I very much owe Lady gwenllian an apology. A while back I was checking out her website. She also has an erotic diary. I made comments about it being gross. Apparently I said she was gross, but that was by no means what I meant in my own head. This hasn't been the first time I've fucked up on writing something. I know what I mean. No one else does.

Right now I am very sexually frustrated. Very. I have done a lot of plain talk with my husband about what I need sexually. Apparently sex is a lot more important to me than I thought. So here we are and things are the same in bed. And here's this woman who can write about what she has sexually with apparent ease. At the same time I'm thinking about sex between my husband and I. It's ok. At best. If you've heard the expression for guys "blue balls", I think that is about where I am right now. I ache. I want. There's a couple out there very satisfied with their sexual interaction. There's fantasy and passion. I have never had passion. Ever. Never ever. I have to wonder if it's me. I feel passionate. But to have someone asking you all the time if it's ok, or if I'm ok, it's like he lacks any confidence. I guess to put it simply is that I'm envious. I don't have it and want it. I am thinking of other guys and that bugs me because that's what my ex did and it hurt.

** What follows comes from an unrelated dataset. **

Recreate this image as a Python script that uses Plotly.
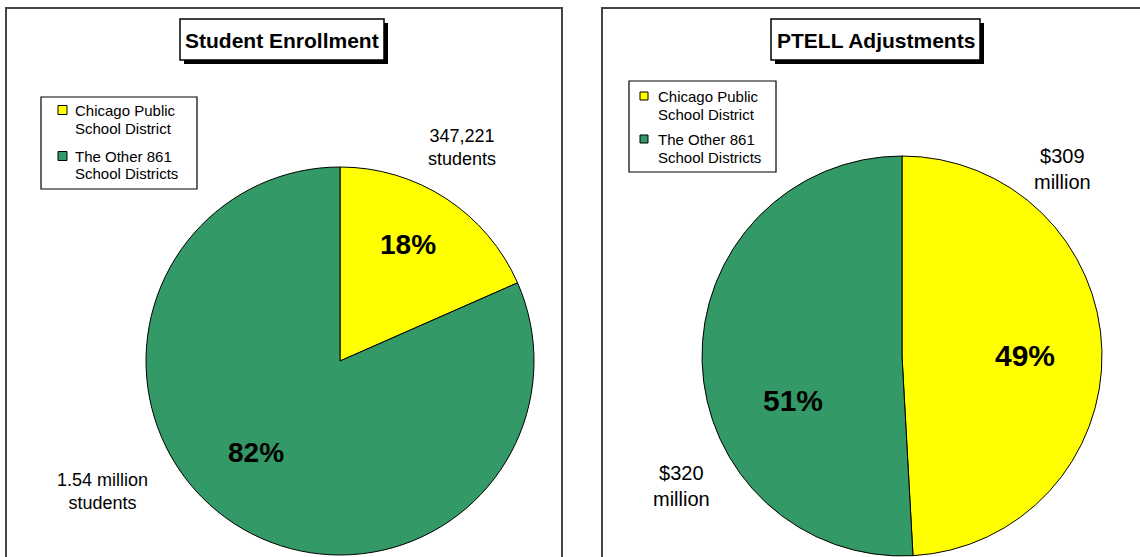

I think the difference there is he used to throw it in my face and threaten.

Anyway, very sincere apologies to Lady gwenllian. You are not gross. Nothing about your website or erotic diary is gross. You are very on the ball in your relationship. I know I am no one you know, but I know that the words can be upsetting and it just didn't come out at all like I wished it had. I feel like shit and I should.

I have really painful bad gas right now. It's a karmic payback.